— start Dataset excerpt —

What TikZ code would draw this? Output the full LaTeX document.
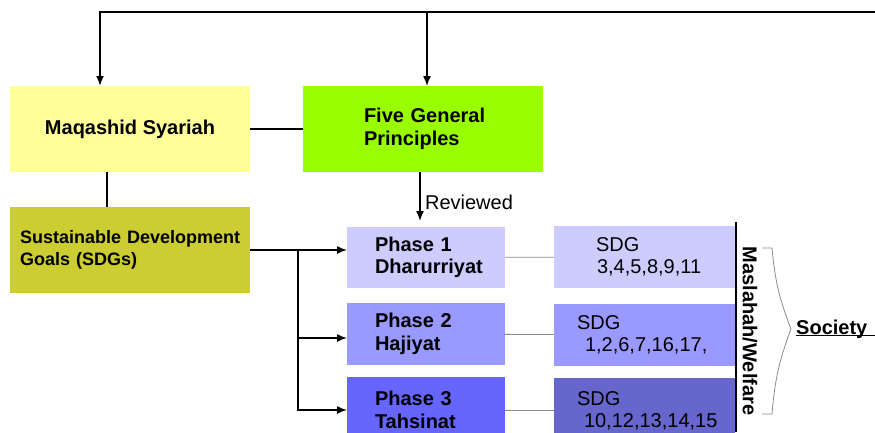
\documentclass[tikz,border=0pt]{standalone}
\usepackage{fontspec}
\setmainfont{Liberation Sans}
\usetikzlibrary{arrows.meta}
\definecolor{maqyellow}{HTML}{FFFF99}
\definecolor{principlegreen}{HTML}{99FF00}
\definecolor{sdgolive}{HTML}{CCCC33}
\definecolor{lavA}{HTML}{CCCCFF}
\definecolor{lavB}{HTML}{9999FF}
\definecolor{lavC}{HTML}{6666FF}
\definecolor{lavD}{HTML}{6666CC}
\newcommand{\pad}[2]{\hspace*{#1}#2}
\begin{document}
\begin{tikzpicture}[x=1pt,y=-1pt,
  box/.style={rectangle, inner sep=0pt, outer sep=0pt, anchor=north west,
    font=\bfseries\fontsize{20}{22.5}\selectfont, text=black},
  lbox/.style={box, align=left, text width=#1},
  plain/.style={font=\fontsize{20}{22.5}\selectfont},
  conn/.style={line width=1.5pt, black},
  arr/.style={conn, -{Latex[length=10pt,width=8pt]}},
  thin/.style={line width=0.8pt, black!45}]
\clip (0,0) rectangle (875,432);
\fill[white] (0,0) rectangle (875,432);

% upper row
\node[box, fill=maqyellow, minimum width=240pt, minimum height=86pt, align=center] (mq) at (10,86) {Maqashid Syariah};
\node[lbox=240pt, fill=principlegreen, minimum height=86pt] (fg) at (303,86)
  {\pad{61pt}{Five General}\\\pad{61pt}{Principles}};
\node[lbox=240pt, fill=sdgolive, minimum height=86pt, font=\bfseries\fontsize{18}{21.5}\selectfont] (sdg) at (10,207)
  {\pad{10pt}{Sustainable Development}\\\pad{10pt}{Goals (SDGs)}};

% phases
\node[lbox=158pt, fill=lavA, minimum height=61pt] (ph1) at (347,227) {\pad{28pt}{Phase 1}\\\pad{28pt}{Dharurriyat}};
\node[lbox=158pt, fill=lavB, minimum height=62pt] (ph2) at (347,303) {\pad{28pt}{Phase 2}\\\pad{28pt}{Hajiyat}};
\node[lbox=158pt, fill=lavC, minimum height=66pt] (ph3) at (347,377) {\pad{28pt}{Phase 3}\\\pad{28pt}{Tahsinat}};

% SDG groups
\node[lbox=181pt, fill=lavA, minimum height=62pt, plain] (sg1) at (554,226) {\pad{42pt}{SDG}\\\pad{43pt}{3,4,5,8,9,11}};
\node[lbox=181pt, fill=lavB, minimum height=62pt, plain] (sg2) at (554,304) {\pad{23pt}{SDG}\\\pad{31pt}{1,2,6,7,16,17,}};
\node[lbox=181pt, fill=lavD, minimum height=66pt, plain] (sg3) at (554,378) {\pad{23pt}{SDG}\\\pad{30pt}{10,12,13,14,15}};

% top feedback line
\coordinate (topR) at (875,12);
\coordinate (topM) at (427,12);
\draw[arr, line width=1.8pt] (topR) -| ([xshift=-30pt]mq.north);
\draw[arr] (topM) -- ([xshift=4pt]fg.north);

% links in the upper row
\draw[conn] (mq) -- (fg);
\draw[conn] ([xshift=-23pt]mq.south) -- ([xshift=-23pt]sdg.north);
\draw[arr, shorten >=6pt] ([xshift=-3pt]fg.south) -- node[plain, right, xshift=1pt, yshift=-3pt] (rev) {Reviewed} ([xshift=-3pt]fg.south |- ph1.north);

% SDGs feeding the phases
\coordinate (split) at (298,250);
\draw[conn] (sdg.east |- split) -- (split);
\draw[arr] (split) -- (split -| ph1.west);
\draw[arr] (split) |- ([yshift=-4pt]ph2.west);
\draw[arr] (split) |- (ph3.west);

% phase to SDG group links
\draw[thin] (ph1) -- (sg1);
\draw[thin] (ph2) -- (sg2);
\draw[thin] (ph3) -- (sg3);

% welfare bar and brace
\coordinate (barT) at (736,222);
\coordinate (barB) at (736,432);
\draw[line width=2pt] (barT) -- (barB);
\node[rotate=-90, font=\bfseries\fontsize{20}{22.5}\selectfont] (mw) at (750,331) {Maslahah/Welfare};
\coordinate (brT) at (762,248);
\coordinate (brB) at (762,414);
\coordinate (brP) at (791,329);
\draw[line width=0.8pt, black!45] (brT) -- ++(10,0) to[bend right=8] (brP) to[bend right=8] (772,414) -- (brB);
\node[anchor=base west, inner sep=0pt, font=\bfseries\fontsize{20}{22.5}\selectfont] (soc) at (796,334) {Society};
\coordinate (socEnd) at (875,335.5);
\draw[line width=1.5pt] (soc.base west |- socEnd) -- (socEnd);
\end{tikzpicture}
\end{document}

— end Dataset excerpt —

Would you set down the listing exactly, omitting pictures?

What TikZ code would draw this? Output the full LaTeX document.
\documentclass[tikz,border=0pt]{standalone}
\usepackage{fontspec}
\setmainfont{Liberation Sans}
\usetikzlibrary{arrows.meta}
\definecolor{maqyellow}{HTML}{FFFF99}
\definecolor{principlegreen}{HTML}{99FF00}
\definecolor{sdgolive}{HTML}{CCCC33}
\definecolor{lavA}{HTML}{CCCCFF}
\definecolor{lavB}{HTML}{9999FF}
\definecolor{lavC}{HTML}{6666FF}
\definecolor{lavD}{HTML}{6666CC}
\newcommand{\pad}[2]{\hspace*{#1}#2}
\begin{document}
\begin{tikzpicture}[x=1pt,y=-1pt,
  box/.style={rectangle, inner sep=0pt, outer sep=0pt, anchor=north west,
    font=\bfseries\fontsize{20}{22.5}\selectfont, text=black},
  lbox/.style={box, align=left, text width=#1},
  plain/.style={font=\fontsize{20}{22.5}\selectfont},
  conn/.style={line width=1.5pt, black},
  arr/.style={conn, -{Latex[length=10pt,width=8pt]}},
  thin/.style={line width=0.8pt, black!45}]
\clip (0,0) rectangle (875,432);
\fill[white] (0,0) rectangle (875,432);

% upper row
\node[box, fill=maqyellow, minimum width=240pt, minimum height=86pt, align=center] (mq) at (10,86) {Maqashid Syariah};
\node[lbox=240pt, fill=principlegreen, minimum height=86pt] (fg) at (303,86)
  {\pad{61pt}{Five General}\\\pad{61pt}{Principles}};
\node[lbox=240pt, fill=sdgolive, minimum height=86pt, font=\bfseries\fontsize{18}{21.5}\selectfont] (sdg) at (10,207)
  {\pad{10pt}{Sustainable Development}\\\pad{10pt}{Goals (SDGs)}};

% phases
\node[lbox=158pt, fill=lavA, minimum height=61pt] (ph1) at (347,227) {\pad{28pt}{Phase 1}\\\pad{28pt}{Dharurriyat}};
\node[lbox=158pt, fill=lavB, minimum height=62pt] (ph2) at (347,303) {\pad{28pt}{Phase 2}\\\pad{28pt}{Hajiyat}};
\node[lbox=158pt, fill=lavC, minimum height=66pt] (ph3) at (347,377) {\pad{28pt}{Phase 3}\\\pad{28pt}{Tahsinat}};

% SDG groups
\node[lbox=181pt, fill=lavA, minimum height=62pt, plain] (sg1) at (554,226) {\pad{42pt}{SDG}\\\pad{43pt}{3,4,5,8,9,11}};
\node[lbox=181pt, fill=lavB, minimum height=62pt, plain] (sg2) at (554,304) {\pad{23pt}{SDG}\\\pad{31pt}{1,2,6,7,16,17,}};
\node[lbox=181pt, fill=lavD, minimum height=66pt, plain] (sg3) at (554,378) {\pad{23pt}{SDG}\\\pad{30pt}{10,12,13,14,15}};

% top feedback line
\coordinate (topR) at (875,12);
\coordinate (topM) at (427,12);
\draw[arr, line width=1.8pt] (topR) -| ([xshift=-30pt]mq.north);
\draw[arr] (topM) -- ([xshift=4pt]fg.north);

% links in the upper row
\draw[conn] (mq) -- (fg);
\draw[conn] ([xshift=-23pt]mq.south) -- ([xshift=-23pt]sdg.north);
\draw[arr, shorten >=6pt] ([xshift=-3pt]fg.south) -- node[plain, right, xshift=1pt, yshift=-3pt] (rev) {Reviewed} ([xshift=-3pt]fg.south |- ph1.north);

% SDGs feeding the phases
\coordinate (split) at (298,250);
\draw[conn] (sdg.east |- split) -- (split);
\draw[arr] (split) -- (split -| ph1.west);
\draw[arr] (split) |- ([yshift=-4pt]ph2.west);
\draw[arr] (split) |- (ph3.west);

% phase to SDG group links
\draw[thin] (ph1) -- (sg1);
\draw[thin] (ph2) -- (sg2);
\draw[thin] (ph3) -- (sg3);

% welfare bar and brace
\coordinate (barT) at (736,222);
\coordinate (barB) at (736,432);
\draw[line width=2pt] (barT) -- (barB);
\node[rotate=-90, font=\bfseries\fontsize{20}{22.5}\selectfont] (mw) at (750,331) {Maslahah/Welfare};
\coordinate (brT) at (762,248);
\coordinate (brB) at (762,414);
\coordinate (brP) at (791,329);
\draw[line width=0.8pt, black!45] (brT) -- ++(10,0) to[bend right=8] (brP) to[bend right=8] (772,414) -- (brB);
\node[anchor=base west, inner sep=0pt, font=\bfseries\fontsize{20}{22.5}\selectfont] (soc) at (796,334) {Society};
\coordinate (socEnd) at (875,335.5);
\draw[line width=1.5pt] (soc.base west |- socEnd) -- (socEnd);
\end{tikzpicture}
\end{document}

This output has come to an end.